Wednesday, February 17, 2010

Did The Stimulus Place A Burden On The States?

The WSJ had an editorial titled The States and the Stimulus
How a supposed boon has become a fiscal burden
.
"...stimulus dollars came with strings attached that are now causing enormous budget headaches. Many environmental grants have matching requirements, so to get a federal dollar, states and cities had to spend a dollar even when they were facing huge deficits. The new construction projects built with federal funds also have federal Davis-Bacon wage requirements that raise state building costs to pay inflated union salaries.

Worst of all, at the behest of the public employee unions, Congress imposed "maintenance of effort" spending requirements on states. These federal laws prohibit state legislatures from cutting spending on 15 programs, from road building to welfare, if the state took even a dollar of stimulus cash for these purposes."
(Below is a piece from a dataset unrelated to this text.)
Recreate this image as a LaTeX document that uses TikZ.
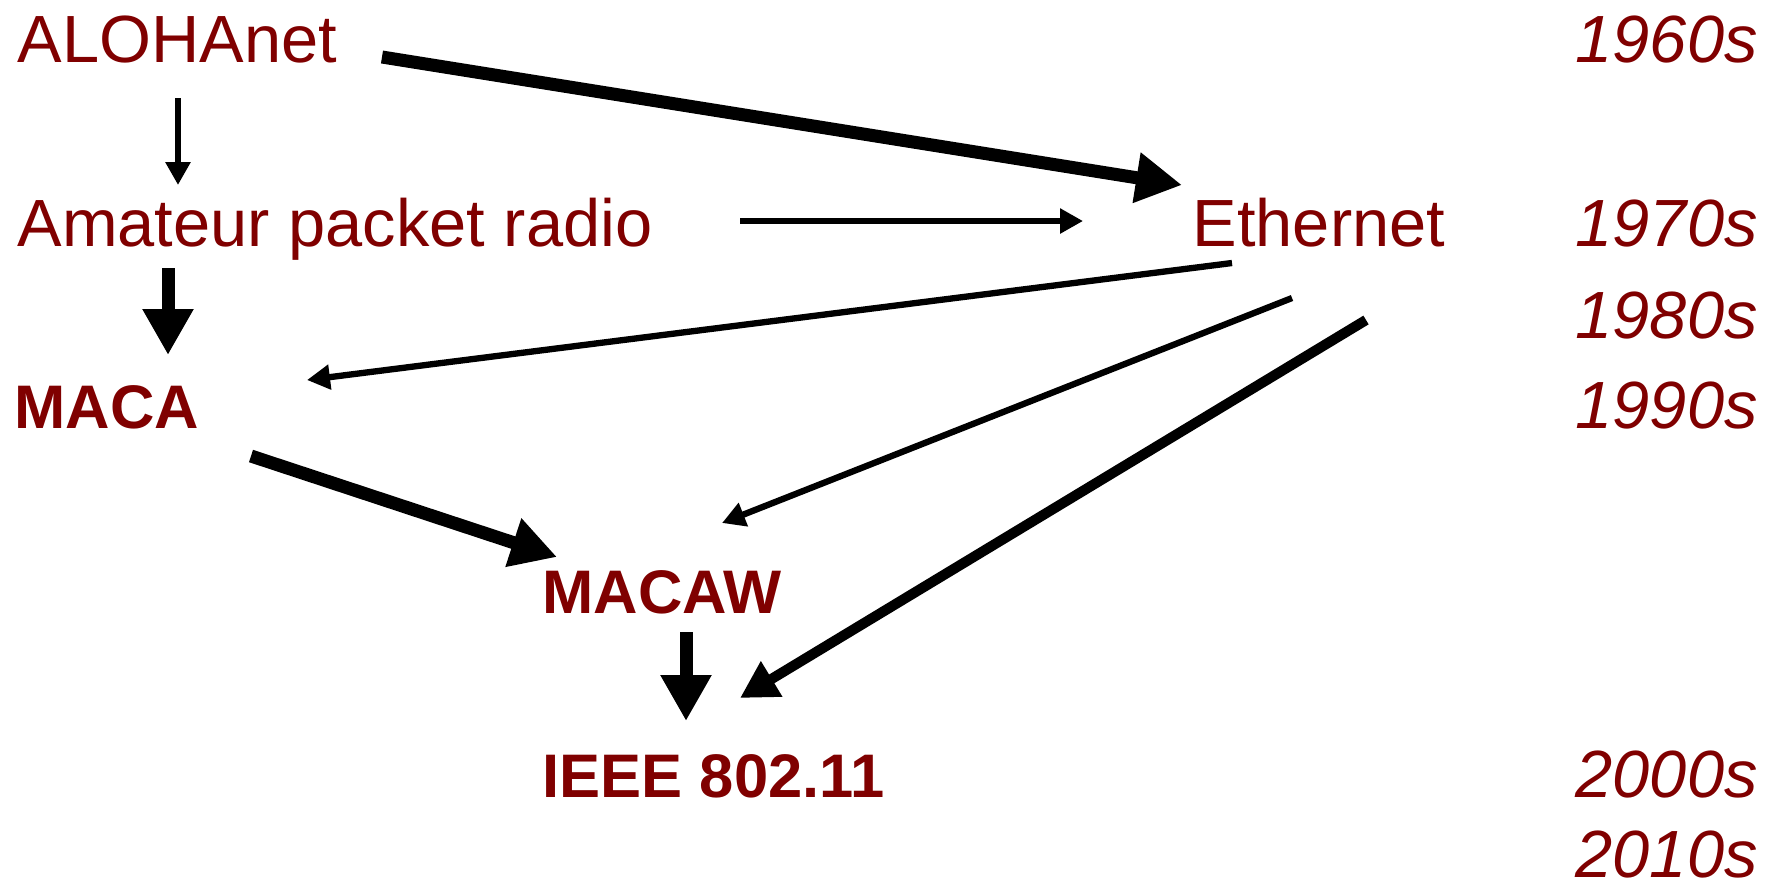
\documentclass[tikz,border=0pt]{standalone}
\usepackage{fontspec}
\setmainfont{Liberation Sans}
\usetikzlibrary{arrows.meta}
\definecolor{darkred}{RGB}{128,0,0}

\begin{document}
\begin{tikzpicture}[x=0.1mm,y=-0.1mm,
  tech/.style={anchor=base west,inner sep=0pt,text=darkred,font=\fontsize{19}{19}\selectfont},
  techbold/.style={tech,font=\fontsize{17.5}{18}\selectfont\bfseries},
  decade/.style={tech,font=\fontsize{19}{19}\selectfont\itshape},
  lightarrow/.style={line width=1.8pt,-{Triangle[length=2.3mm,width=2.4mm]}},
  midarrow/.style={line width=2.9pt,-{Triangle[length=3.7mm,width=3.9mm]}},
  heavyarrow/.style={line width=3.7pt,-{Triangle[length=4.6mm,width=4.8mm]}}]
  \useasboundingbox (0,0) rectangle (1777,890);

  % Technologies
  \node[tech] (aloha) at (17,62) {ALOHAnet};
  \node[tech] (amateur) at (17,246) {Amateur packet radio};
  \node[tech] (eth) at (1192,246) {Ethernet};
  \node[techbold] (maca) at (14,428) {MACA};
  \node[techbold] (macaw) at (542,613) {MACAW};
  \node[techbold] (ieee) at (542,797) {IEEE 802.11};

  % Decades
  \node[decade] (d60) at (1575,62) {1960s};
  \node[decade] (d70) at (1575,246) {1970s};
  \node[decade] (d80) at (1575,338) {1980s};
  \node[decade] (d90) at (1575,428) {1990s};
  \node[decade] (d00) at (1575,797) {2000s};
  \node[decade] (d10) at (1575,877) {2010s};

  % Arrows
  \draw[heavyarrow] ([shift={(365,-5)}]aloha.base west) -- ([shift={(-10,-61)}]eth.base west);
  \draw[lightarrow] ([shift={(161,36)}]aloha.base west) -- ([shift={(161,-61)}]amateur.base west);
  \draw[lightarrow] ([shift={(723,-25)}]amateur.base west) -- ([shift={(-109,-25)}]eth.base west);
  \draw[heavyarrow] ([shift={(151,22)}]amateur.base west) -- ([shift={(154,-73)}]maca.base west);
  \draw[lightarrow] ([shift={(40,17)}]eth.base west) -- ([shift={(293,-48)}]maca.base west);
  \draw[lightarrow] ([shift={(100,52)}]eth.base west) -- ([shift={(180,-90)}]macaw.base west);
  \draw[midarrow] ([shift={(174,74)}]eth.base west) -- ([shift={(198,-99)}]ieee.base west);
  \draw[heavyarrow] ([shift={(237,28)}]maca.base west) -- ([shift={(15,-56)}]macaw.base west);
  \draw[heavyarrow] ([shift={(144,19)}]macaw.base west) -- ([shift={(144,-76)}]ieee.base west);
\end{tikzpicture}
\end{document}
"A study by the Evergreen Freedom Foundation in Seattle found that "because Washington state lawmakers accepted $820 million in education stimulus dollars, only 9 percent of the state's $6.8 billion K-12 budget is eligible for reductions in fiscal year 2010 or 2011." More than 85% of Washington state's Medicaid budget is exempt from cuts and nearly 75% of college funding is off the table. It's bad enough that Congress can't balance its own budget, but now it is making it nearly impossible for states to balance theirs."